Now, In the cashbox, it is a miniature logic playground. 6 oscillators, 2 binary counters, 2 4-bit shift registers, an input module, used for bringing in external signals; such as a microphone or drum machine, a 64-bit shift register which is great for the aforementioned buffer/glitch effect, a VCA/Attack Hold ReleaseEnvelope combo (Voltage Controlled ATTENUATOR used for digital signals) and a 4-bit D/A converter. Since this is a modular there is a ridiculous amount of possibilities to be explored with just this unit alone, but when used in conjunction with a separate modular system more an more options are revealed. Some examples; patching a square wave oscillator into the binary counter and patch all outputs of the binary counter into the 4-bit D/A and out you get a gritty little saw wave. Or how about using those shift registers like I said before to trigger some drums in your modular system? Hey, anyone want this synth? You know who to call. You want some sounds to listen to?

Here:

This is a 'pure lunetta' tune, as I didn't use any external sounds. so all the generation is going on within the units. some shift register noise for the 'hihats'. and gate doing the bass note and a somewhat complex patch doing the melody, just a bunch of shift registers being clocked fairly slowly with some asynchronous clock inputs. there the VCA with an envelope creating the dynamics on the melody.




This one has input coming from an Er-1, providing the drums. It also serves to sync up the drones and beeps. This one is much more grating and brash compared to schrang. I am using a 64-bit shift register in here to do a soft of buffer override on the Er-1. has the same random melody patch as schrang doing the low bass stuff.

The hum in these demos is due to poor recording. This demo has input in the form of a microphone being sent through the different modules. Mostly some glitcher and other stuff, mixed in with the orriginal signal, providing some interesting chorus/octave effects and general crudiness.




Some more Er-1 being processed by the modules. Still sounds like balls.
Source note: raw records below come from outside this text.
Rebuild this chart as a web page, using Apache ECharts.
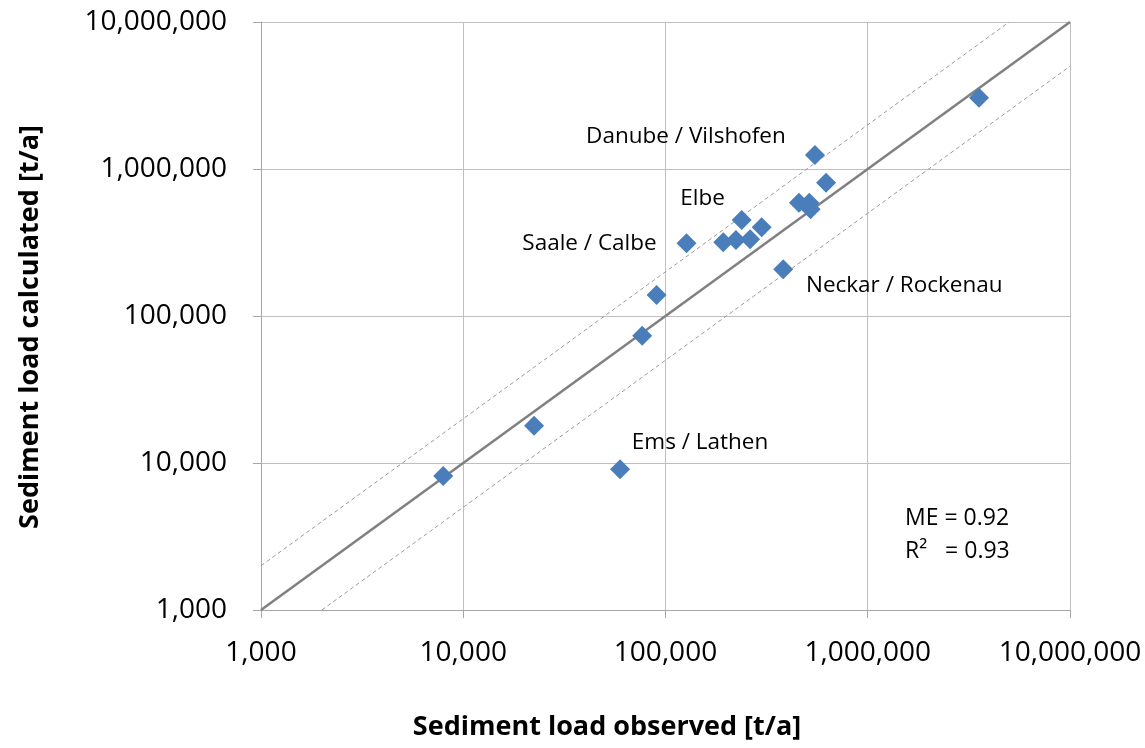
<!DOCTYPE html>
<html>
<head>
<meta charset="utf-8">
<script src="https://cdn.jsdelivr.net/npm/echarts@6/dist/echarts.min.js"></script>
<style>
html,body{margin:0;padding:0;background:#fff;}
#c{width:1145px;height:748px;}
</style>
</head>
<body>
<div id="c"></div>
<script>
// Data
const observed   = [7960, 22400, 59600, 76700, 90300, 127000, 193000, 223000, 238000, 262000, 299000, 382000, 457000, 514000, 522000, 548000, 622000, 3550000];
const calculated = [8170, 17900, 9060, 73500, 139000, 313000, 317000, 329000, 450000, 333000, 401000, 208000, 590000, 590000, 532000, 1245000, 807000, 3055000];
const stationNames = ['', '', 'Ems / Lathen', '', '', 'Saale / Calbe', '', '', 'Elbe', '', '', 'Neckar / Rockenau', '', '', '', 'Danube / Vilshofen', '', ''];
const lineRange = [1000, 10000000];
const factor = 2;
const statsText = ['ME = 0.92', 'R\u00B2   = 0.93'];
const xTitle = 'Sediment load observed [t/a]';
const yTitle = 'Sediment load calculated [t/a]';

const labelOffsets = {
  'Ems / Lathen': [80, -27],
  'Saale / Calbe': [-97, 0],
  'Elbe': [-39, -21],
  'Neckar / Rockenau': [121, 16],
  'Danube / Vilshofen': [-129, -18]
};

const FONT = '"Open Sans", "Liberation Sans", sans-serif';

const points = observed.map((o, i) => {
  const item = { value: [o, calculated[i]] };
  const n = stationNames[i];
  if (n) {
    item.label = {
      show: true, formatter: n, position: 'inside', offset: labelOffsets[n],
      color: '#000', fontSize: 22.5, fontFamily: FONT
    };
  }
  return item;
});

const fmt = v => Math.round(v).toLocaleString('en-US');

const chart = echarts.init(document.getElementById('c'), null, { renderer: 'canvas' });
chart.setOption({
  animation: false,
  backgroundColor: '#fff',
  grid: { left: 261, right: 75, top: 22, bottom: 138, containLabel: false },
  xAxis: {
    type: 'log', logBase: 10, min: lineRange[0], max: lineRange[1],
    axisLine: { show: true, lineStyle: { color: '#a6a6a6', width: 1 } },
    axisTick: { show: true, inside: false, length: 8, lineStyle: { color: '#a6a6a6' } },
    minorTick: { show: false },
    splitLine: { show: true, lineStyle: { color: '#bfbfbf', width: 1 } },
    axisLabel: { formatter: fmt, fontSize: 28, fontFamily: FONT, color: '#000', margin: 29 }
  },
  yAxis: {
    type: 'log', logBase: 10, min: lineRange[0], max: lineRange[1],
    axisLine: { show: true, lineStyle: { color: '#a6a6a6', width: 1 } },
    axisTick: { show: true, inside: false, length: 8, lineStyle: { color: '#a6a6a6' } },
    splitLine: { show: true, lineStyle: { color: '#bfbfbf', width: 1 } },
    axisLabel: { formatter: fmt, fontSize: 28, fontFamily: FONT, color: '#000', margin: 34 }
  },
  series: [
    {
      type: 'line', silent: true, symbol: 'none', z: 2,
      lineStyle: { color: '#808080', width: 2.5 },
      data: [[lineRange[0], lineRange[0]], [lineRange[1], lineRange[1]]]
    },
    {
      type: 'line', silent: true, symbol: 'none', z: 2,
      lineStyle: { color: '#9a9a9a', width: 1, type: [4, 3] },
      data: [[lineRange[0], lineRange[0] * factor], [lineRange[1] / factor, lineRange[1]]]
    },
    {
      type: 'line', silent: true, symbol: 'none', z: 2,
      lineStyle: { color: '#9a9a9a', width: 1, type: [4, 3] },
      data: [[lineRange[0] * factor, lineRange[0]], [lineRange[1], lineRange[1] / factor]]
    },
    {
      type: 'scatter', symbol: 'diamond', symbolSize: 20, z: 5,
      itemStyle: { color: '#4a7ebb', opacity: 1 },
      data: points
    }
  ],
  graphic: [
    {
      type: 'text', x: 607, y: 727,
      style: { text: xTitle, font: 'bold 27px ' + FONT, fill: '#000', align: 'center', verticalAlign: 'middle' }
    },
    {
      type: 'text', x: 30, y: 327, rotation: Math.PI / 2,
      style: { text: yTitle, font: 'bold 27px ' + FONT, fill: '#000', align: 'center', verticalAlign: 'middle' }
    },
    {
      type: 'text', left: 905, top: 507,
      style: { text: statsText[0], font: '23px ' + FONT, fill: '#000' }
    },
    {
      type: 'text', left: 905, top: 540,
      style: { text: statsText[1], font: '23px ' + FONT, fill: '#000' }
    }
  ]
});
</script>
</body>
</html>
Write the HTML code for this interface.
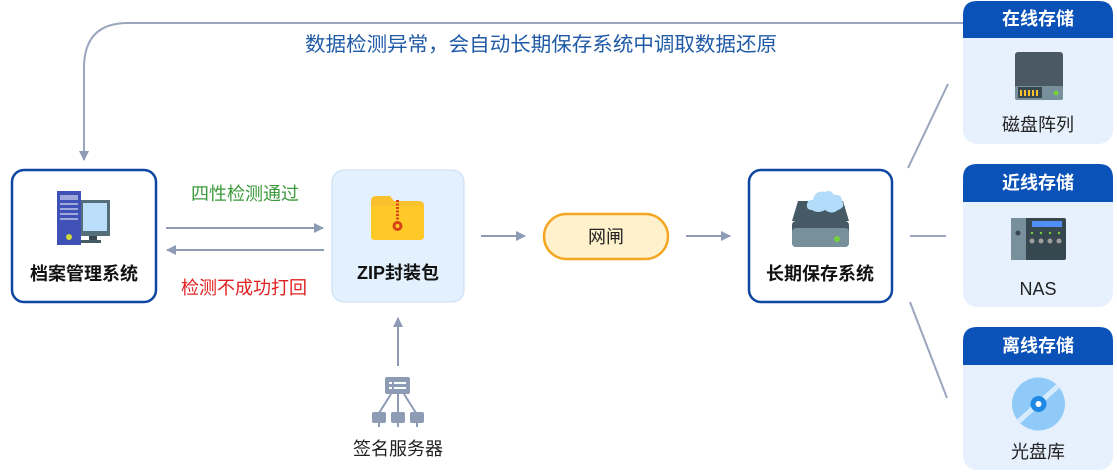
<!DOCTYPE html>
<html><head><meta charset="utf-8"><style>
html,body{margin:0;padding:0;background:#fff;}
svg{display:block;}
text{font-family:"Liberation Sans","Noto Sans CJK SC",sans-serif;}
</style></head><body>
<svg width="1117" height="473" viewBox="0 0 1117 473" xmlns="http://www.w3.org/2000/svg">
<defs>
<marker id="ah" markerWidth="10" markerHeight="10" refX="9" refY="5" orient="auto" markerUnits="userSpaceOnUse">
<path d="M0,0 L10,5 L0,10 z" fill="#8e9bb5"/></marker>
</defs>
<path d="M963,23 L128,23 Q84,23 84,68 L84,160" fill="none" stroke="#9aa6bd" stroke-width="2" marker-end="url(#ah)"/>
<text x="541" y="51" font-size="20" fill="#1f5aa6" text-anchor="middle" textLength="472" lengthAdjust="spacingAndGlyphs">数据检测异常，会自动长期保存系统中调取数据还原</text>

<rect x="12" y="170" width="144" height="132" rx="12" fill="#fff" stroke="#0d47a1" stroke-width="2.5"/>
<rect x="80" y="200" width="30" height="36" fill="#546e7a"/>
<rect x="83" y="203" width="24" height="28" fill="#bbdefb"/>
<rect x="89" y="236" width="8" height="4" fill="#37474f"/>
<rect x="81" y="240" width="20" height="3" fill="#455a64"/>
<rect x="57" y="191" width="24" height="54" fill="#3f51b5"/>
<rect x="60" y="195" width="18" height="5" fill="#9fa8da"/>
<rect x="60" y="203" width="18" height="2" fill="#9fa8da"/>
<rect x="60" y="208" width="18" height="2" fill="#9fa8da"/>
<rect x="60" y="213" width="18" height="2" fill="#9fa8da"/>
<rect x="60" y="218" width="18" height="2" fill="#9fa8da"/>
<circle cx="69" cy="237" r="3" fill="#cddc39"/>
<text x="84" y="280" font-size="18" font-weight="bold" fill="#111" text-anchor="middle">档案管理系统</text>

<line x1="166" y1="228" x2="323" y2="228" stroke="#8e9bb5" stroke-width="2" marker-end="url(#ah)"/>
<line x1="324" y1="250" x2="167" y2="250" stroke="#8e9bb5" stroke-width="2" marker-end="url(#ah)"/>
<text x="245" y="200" font-size="18" fill="#3a9a3a" text-anchor="middle">四性检测通过</text>
<text x="244" y="294" font-size="18" fill="#e02020" text-anchor="middle">检测不成功打回</text>

<rect x="332" y="170" width="132" height="132" rx="12" fill="#e3f0fd" stroke="#c5dcf3" stroke-width="1"/>
<path d="M371,201 Q371,196 376,196 L390,196 L394,201 L419,201 Q424,201 424,206 L424,236 Q424,240 420,240 L375,240 Q371,240 371,236 z" fill="#fbc02d"/>
<path d="M371,206 L424,206 L424,236 Q424,240 420,240 L375,240 Q371,240 371,236 z" fill="#ffca28"/>
<path d="M397.5,200 L397.5,220" stroke="#d84315" stroke-width="3" stroke-dasharray="2,1.5"/>
<circle cx="397.5" cy="226" r="5" fill="#d84315"/><circle cx="397.5" cy="226" r="2" fill="#ffca28"/>
<text x="398" y="279" font-size="18" font-weight="bold" fill="#111" text-anchor="middle">ZIP封装包</text>

<line x1="398" y1="366" x2="398" y2="318" stroke="#8e9bb5" stroke-width="2" marker-end="url(#ah)"/>
<rect x="385" y="377" width="25" height="17" rx="2" fill="#8e9bb5"/>
<rect x="389" y="382" width="3" height="2" fill="#fff"/><rect x="394" y="382" width="12" height="2" fill="#fff"/>
<rect x="389" y="387" width="3" height="2" fill="#fff"/><rect x="394" y="387" width="12" height="2" fill="#fff"/>
<path d="M391,394 L379,413 M398,394 L398,413 M404,394 L416,413" stroke="#8e9bb5" stroke-width="2"/>
<rect x="372" y="412" width="14" height="11" rx="2" fill="#8e9bb5"/><rect x="378" y="423" width="2" height="4" fill="#8e9bb5"/>
<rect x="391" y="412" width="14" height="11" rx="2" fill="#8e9bb5"/><rect x="397" y="423" width="2" height="4" fill="#8e9bb5"/>
<rect x="410" y="412" width="14" height="11" rx="2" fill="#8e9bb5"/><rect x="416" y="423" width="2" height="4" fill="#8e9bb5"/>
<text x="398" y="455" font-size="18" fill="#222" text-anchor="middle">签名服务器</text>

<line x1="481" y1="236" x2="525" y2="236" stroke="#8e9bb5" stroke-width="2" marker-end="url(#ah)"/>
<rect x="544" y="214" width="124" height="45" rx="22.5" fill="#fff1cc" stroke="#f5a623" stroke-width="2.5"/>
<text x="606" y="243" font-size="18" fill="#222" text-anchor="middle">网闸</text>
<line x1="686" y1="236" x2="730" y2="236" stroke="#8e9bb5" stroke-width="2" marker-end="url(#ah)"/>

<rect x="749" y="170" width="143" height="132" rx="12" fill="#fff" stroke="#0d47a1" stroke-width="2.5"/>
<path d="M798,201 L843,201 L849,221 L792,221 z" fill="#455a64"/>
<rect x="792" y="221" width="57" height="26" rx="4" fill="#455a64"/>
<rect x="792" y="228" width="57" height="19" rx="4" fill="#78909c"/>
<circle cx="837" cy="239" r="3" fill="#76d03a"/>
<path d="M812,210 Q806,210 807,204 Q808,199 813,200 Q815,190 825,192 Q831,189 834,195 Q842,194 842,201 Q846,207 838,210 Q832,215 825,210 Q818,214 812,210z" fill="#b3dcfa"/>
<text x="820" y="280" font-size="18" font-weight="bold" fill="#111" text-anchor="middle">长期保存系统</text>

<line x1="908" y1="168" x2="948" y2="84" stroke="#9aa6bd" stroke-width="2"/>
<line x1="910" y1="236" x2="946" y2="236" stroke="#9aa6bd" stroke-width="2"/>
<line x1="910" y1="302" x2="947" y2="398" stroke="#9aa6bd" stroke-width="2"/>

<rect x="963" y="1" width="150" height="143" rx="14" fill="#e6f1fd"/>
<path d="M963,38 L963,15 Q963,1 977,1 L1099,1 Q1113,1 1113,15 L1113,38 z" fill="#0a52b8"/>
<text x="1038" y="25" font-size="18" font-weight="bold" fill="#fff" text-anchor="middle">在线存储</text>
<rect x="1015" y="52" width="48" height="48" rx="3" fill="#4a5963"/>
<rect x="1015" y="86" width="48" height="14" rx="2" fill="#78909c"/>
<rect x="1018" y="87" width="24" height="11" fill="#37474f"/>
<g fill="#fbc02d"><rect x="1020" y="90" width="2" height="6"/><rect x="1024" y="90" width="2" height="6"/><rect x="1028" y="90" width="2" height="6"/><rect x="1032" y="90" width="2" height="6"/><rect x="1036" y="90" width="2" height="6"/></g>
<circle cx="1056" cy="93" r="2.5" fill="#76d03a"/>
<text x="1038" y="131" font-size="18" fill="#222" text-anchor="middle">磁盘阵列</text>

<rect x="963" y="164" width="150" height="143" rx="14" fill="#e6f1fd"/>
<path d="M963,202 L963,178 Q963,164 977,164 L1099,164 Q1113,164 1113,178 L1113,202 z" fill="#0a52b8"/>
<text x="1038" y="189" font-size="18" font-weight="bold" fill="#fff" text-anchor="middle">近线存储</text>
<rect x="1011" y="218" width="55" height="42" rx="2" fill="#37474f"/>
<rect x="1011" y="218" width="15" height="42" fill="#78909c"/>
<circle cx="1018" cy="233" r="2.5" fill="#37474f"/>
<rect x="1032" y="221" width="30" height="6" fill="#4f8ff7"/>
<g fill="#9e9e9e"><circle cx="1032" cy="241" r="2.5"/><circle cx="1041" cy="241" r="2.5"/><circle cx="1050" cy="241" r="2.5"/><circle cx="1059" cy="241" r="2.5"/></g>
<g fill="#76d03a"><circle cx="1032" cy="233" r="1.2"/><circle cx="1041" cy="233" r="1.2"/><circle cx="1050" cy="233" r="1.2"/><circle cx="1059" cy="233" r="1.2"/></g>
<text x="1038" y="295" font-size="18" fill="#222" text-anchor="middle">NAS</text>

<rect x="963" y="327" width="150" height="143" rx="14" fill="#e6f1fd"/>
<path d="M963,365 L963,341 Q963,327 977,327 L1099,327 Q1113,327 1113,341 L1113,365 z" fill="#0a52b8"/>
<text x="1038" y="352" font-size="18" font-weight="bold" fill="#fff" text-anchor="middle">离线存储</text>
<circle cx="1038.5" cy="404" r="26.5" fill="#90caf9"/>
<path d="M1018,422 L1058,386" stroke="#d6ebfb" stroke-width="5"/>
<circle cx="1038.5" cy="404" r="8" fill="#1e88e5"/>
<circle cx="1038.5" cy="404" r="3" fill="#fff"/>
<text x="1038" y="458" font-size="18" fill="#222" text-anchor="middle">光盘库</text>
</svg>
</body></html>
I hope this has given some inspiration to you; when I first learned of the concept of simple CMOS for synths, I nearly shit myself; srsly. The realms of possibilities this ushers in for me are incredible. Oh, like I said before, this is nothing new, but I think it deserves a deeper look, a lot is possible when you give yourself limitations. I would also implore you to visit the electro-music forums on this topic, the lunetta forums, for some good discussion: http://electro-music.com/forum/index.php?f=160.

Good day to you and happy tinkering, you filthy animals.